_Data block_
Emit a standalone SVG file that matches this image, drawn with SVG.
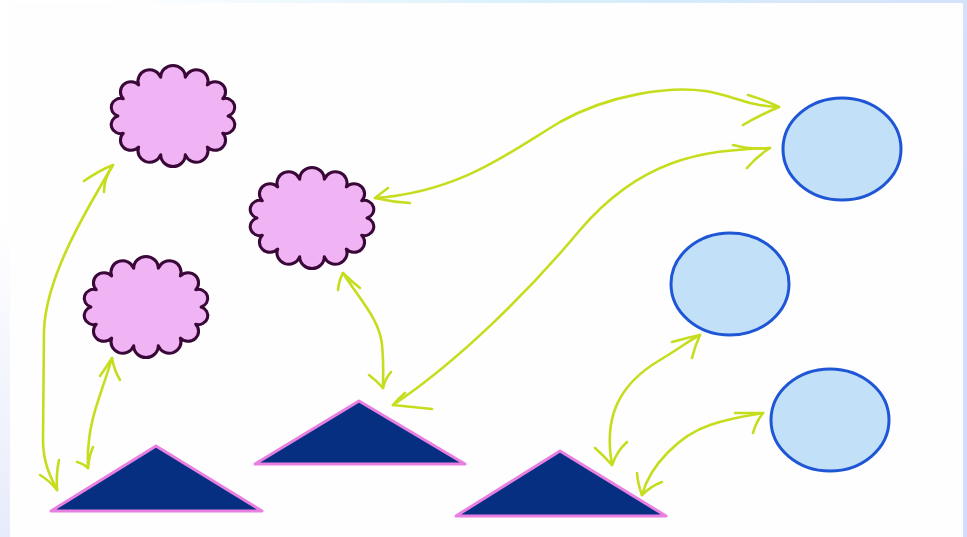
<svg xmlns="http://www.w3.org/2000/svg" width="967" height="537" viewBox="0 0 967 537">
<style>
.cloud{fill:#f0b4f4;stroke:#3a0838;stroke-width:2.9;stroke-linejoin:round;}
.tri{fill:#062f82;stroke:#e97fe0;stroke-width:3;stroke-linejoin:round;}
.ell{fill:#c2e1f8;stroke:#1f56d6;stroke-width:3;}
.con path{fill:none;stroke:#c6dd1e;stroke-width:2.6;stroke-linecap:round;stroke-linejoin:round;}
</style>
<defs>
<linearGradient id="bg" x1="0" y1="0" x2="1" y2="0.35">
<stop offset="0.1" stop-color="#ffffff"/>
<stop offset="0.5" stop-color="#d8f0fb"/>
<stop offset="1" stop-color="#d4defa"/>
</linearGradient>
<linearGradient id="lft" x1="0" y1="0" x2="0" y2="1">
<stop offset="0.4" stop-color="#ffffff"/>
<stop offset="1" stop-color="#e8ebfb"/>
</linearGradient>
<path id="cl" d="M52,0 A1,1 0 0 1 46.9,16.9 A1,1 0 0 1 32.4,30.5 A1,1 0 0 1 11.6,38 A1,1 0 0 1 -11.6,38 A1,1 0 0 1 -32.4,30.5 A1,1 0 0 1 -46.9,16.9 A1,1 0 0 1 -52,0 A1,1 0 0 1 -46.9,-16.9 A1,1 0 0 1 -32.4,-30.5 A1,1 0 0 1 -11.6,-38 A1,1 0 0 1 11.6,-38 A1,1 0 0 1 32.4,-30.5 A1,1 0 0 1 46.9,-16.9 A1,1 0 0 1 52,0 Z"/>
</defs>
<rect x="0" y="0" width="967" height="537" fill="url(#bg)"/>
<rect x="0" y="0" width="10" height="537" fill="url(#lft)"/>
<rect x="10" y="3" width="953" height="534" fill="#fefefe"/>

<g class="con">
<path d="M113,165 C 80,220 46,280 44,330 L 43,440 C 43,462 50,476 57,490"/>
<path d="M84,181 Q 100,170 113,165 Q 104,178 104,192"/>
<path d="M40,475 Q 50,481 57,490 Q 56,474 59,460"/>

<path d="M112,358 C 104,386 92,412 89,440 C 87,455 88,462 88,468"/>
<path d="M100,376 Q 107,366 112,358 Q 114,370 120,380"/>
<path d="M77,462 Q 84,464 88,468 Q 89,456 93,447"/>

<path d="M343,273 C 360,300 380,320 382,345 C 384,365 383,378 383,388"/>
<path d="M338,290 Q 339,280 343,273 Q 352,282 360,288"/>
<path d="M369,375 Q 377,381 383,388 Q 385,379 391,372"/>

<path d="M375,198 C 460,192 510,152 560,122 C 610,94 670,86 705,91 C 732,95 748,106 779,107"/>
<path d="M388,188 Q 380,194 375,198 Q 392,202 410,203"/>
<path d="M748,95 Q 765,100 779,107 Q 760,115 743,125"/>

<path d="M393,405 C 460,360 530,290 580,230 C 640,160 700,150 770,148"/>
<path d="M405,393 Q 398,399 393,405 Q 412,407 432,409"/>
<path d="M733,145 Q 752,150 770,148 Q 757,156 747,168"/>

<path d="M612,465 C 604,420 616,386 660,360 C 680,348 690,340 700,335"/>
<path d="M595,448 Q 603,455 612,465 Q 617,451 627,442"/>
<path d="M672,342 Q 686,338 700,335 Q 695,346 692,358"/>

<path d="M642,495 C 650,465 680,435 710,425 C 730,418 745,416 763,413"/>
<path d="M637,473 Q 638,485 642,495 Q 651,486 662,482"/>
<path d="M735,413 Q 749,413 763,413 Q 756,422 753,433"/>
</g>

<g id="cloud1"><use href="#cl" class="cloud" transform="translate(173,116) scale(1.06,1.02)"/></g>
<g id="cloud2"><use href="#cl" class="cloud" transform="translate(312,218) scale(1.06,1.02)"/></g>
<g id="cloud3"><use href="#cl" class="cloud" transform="translate(146,307) scale(1.06,1.02)"/></g>

<g id="ellipse1"><ellipse class="ell" cx="842" cy="149" rx="59" ry="51"/></g>
<g id="ellipse2"><ellipse class="ell" cx="730" cy="284" rx="59" ry="51"/></g>
<g id="ellipse3"><ellipse class="ell" cx="830" cy="420" rx="59" ry="51"/></g>

<g id="tri1"><polygon class="tri" points="156,446 262,511 51,511"/></g>
<g id="tri2"><polygon class="tri" points="359,401 465,464 255,464"/></g>
<g id="tri3"><polygon class="tri" points="560,451 666,516 456,516"/></g>
</svg>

_Exercise directions_
Print the complete listing exactly as it stands, without its pictures.

_Exercise solution_
Emit a standalone SVG file that matches this image, drawn with SVG.
<svg xmlns="http://www.w3.org/2000/svg" width="967" height="537" viewBox="0 0 967 537">
<style>
.cloud{fill:#f0b4f4;stroke:#3a0838;stroke-width:2.9;stroke-linejoin:round;}
.tri{fill:#062f82;stroke:#e97fe0;stroke-width:3;stroke-linejoin:round;}
.ell{fill:#c2e1f8;stroke:#1f56d6;stroke-width:3;}
.con path{fill:none;stroke:#c6dd1e;stroke-width:2.6;stroke-linecap:round;stroke-linejoin:round;}
</style>
<defs>
<linearGradient id="bg" x1="0" y1="0" x2="1" y2="0.35">
<stop offset="0.1" stop-color="#ffffff"/>
<stop offset="0.5" stop-color="#d8f0fb"/>
<stop offset="1" stop-color="#d4defa"/>
</linearGradient>
<linearGradient id="lft" x1="0" y1="0" x2="0" y2="1">
<stop offset="0.4" stop-color="#ffffff"/>
<stop offset="1" stop-color="#e8ebfb"/>
</linearGradient>
<path id="cl" d="M52,0 A1,1 0 0 1 46.9,16.9 A1,1 0 0 1 32.4,30.5 A1,1 0 0 1 11.6,38 A1,1 0 0 1 -11.6,38 A1,1 0 0 1 -32.4,30.5 A1,1 0 0 1 -46.9,16.9 A1,1 0 0 1 -52,0 A1,1 0 0 1 -46.9,-16.9 A1,1 0 0 1 -32.4,-30.5 A1,1 0 0 1 -11.6,-38 A1,1 0 0 1 11.6,-38 A1,1 0 0 1 32.4,-30.5 A1,1 0 0 1 46.9,-16.9 A1,1 0 0 1 52,0 Z"/>
</defs>
<rect x="0" y="0" width="967" height="537" fill="url(#bg)"/>
<rect x="0" y="0" width="10" height="537" fill="url(#lft)"/>
<rect x="10" y="3" width="953" height="534" fill="#fefefe"/>

<g class="con">
<path d="M113,165 C 80,220 46,280 44,330 L 43,440 C 43,462 50,476 57,490"/>
<path d="M84,181 Q 100,170 113,165 Q 104,178 104,192"/>
<path d="M40,475 Q 50,481 57,490 Q 56,474 59,460"/>

<path d="M112,358 C 104,386 92,412 89,440 C 87,455 88,462 88,468"/>
<path d="M100,376 Q 107,366 112,358 Q 114,370 120,380"/>
<path d="M77,462 Q 84,464 88,468 Q 89,456 93,447"/>

<path d="M343,273 C 360,300 380,320 382,345 C 384,365 383,378 383,388"/>
<path d="M338,290 Q 339,280 343,273 Q 352,282 360,288"/>
<path d="M369,375 Q 377,381 383,388 Q 385,379 391,372"/>

<path d="M375,198 C 460,192 510,152 560,122 C 610,94 670,86 705,91 C 732,95 748,106 779,107"/>
<path d="M388,188 Q 380,194 375,198 Q 392,202 410,203"/>
<path d="M748,95 Q 765,100 779,107 Q 760,115 743,125"/>

<path d="M393,405 C 460,360 530,290 580,230 C 640,160 700,150 770,148"/>
<path d="M405,393 Q 398,399 393,405 Q 412,407 432,409"/>
<path d="M733,145 Q 752,150 770,148 Q 757,156 747,168"/>

<path d="M612,465 C 604,420 616,386 660,360 C 680,348 690,340 700,335"/>
<path d="M595,448 Q 603,455 612,465 Q 617,451 627,442"/>
<path d="M672,342 Q 686,338 700,335 Q 695,346 692,358"/>

<path d="M642,495 C 650,465 680,435 710,425 C 730,418 745,416 763,413"/>
<path d="M637,473 Q 638,485 642,495 Q 651,486 662,482"/>
<path d="M735,413 Q 749,413 763,413 Q 756,422 753,433"/>
</g>

<g id="cloud1"><use href="#cl" class="cloud" transform="translate(173,116) scale(1.06,1.02)"/></g>
<g id="cloud2"><use href="#cl" class="cloud" transform="translate(312,218) scale(1.06,1.02)"/></g>
<g id="cloud3"><use href="#cl" class="cloud" transform="translate(146,307) scale(1.06,1.02)"/></g>

<g id="ellipse1"><ellipse class="ell" cx="842" cy="149" rx="59" ry="51"/></g>
<g id="ellipse2"><ellipse class="ell" cx="730" cy="284" rx="59" ry="51"/></g>
<g id="ellipse3"><ellipse class="ell" cx="830" cy="420" rx="59" ry="51"/></g>

<g id="tri1"><polygon class="tri" points="156,446 262,511 51,511"/></g>
<g id="tri2"><polygon class="tri" points="359,401 465,464 255,464"/></g>
<g id="tri3"><polygon class="tri" points="560,451 666,516 456,516"/></g>
</svg>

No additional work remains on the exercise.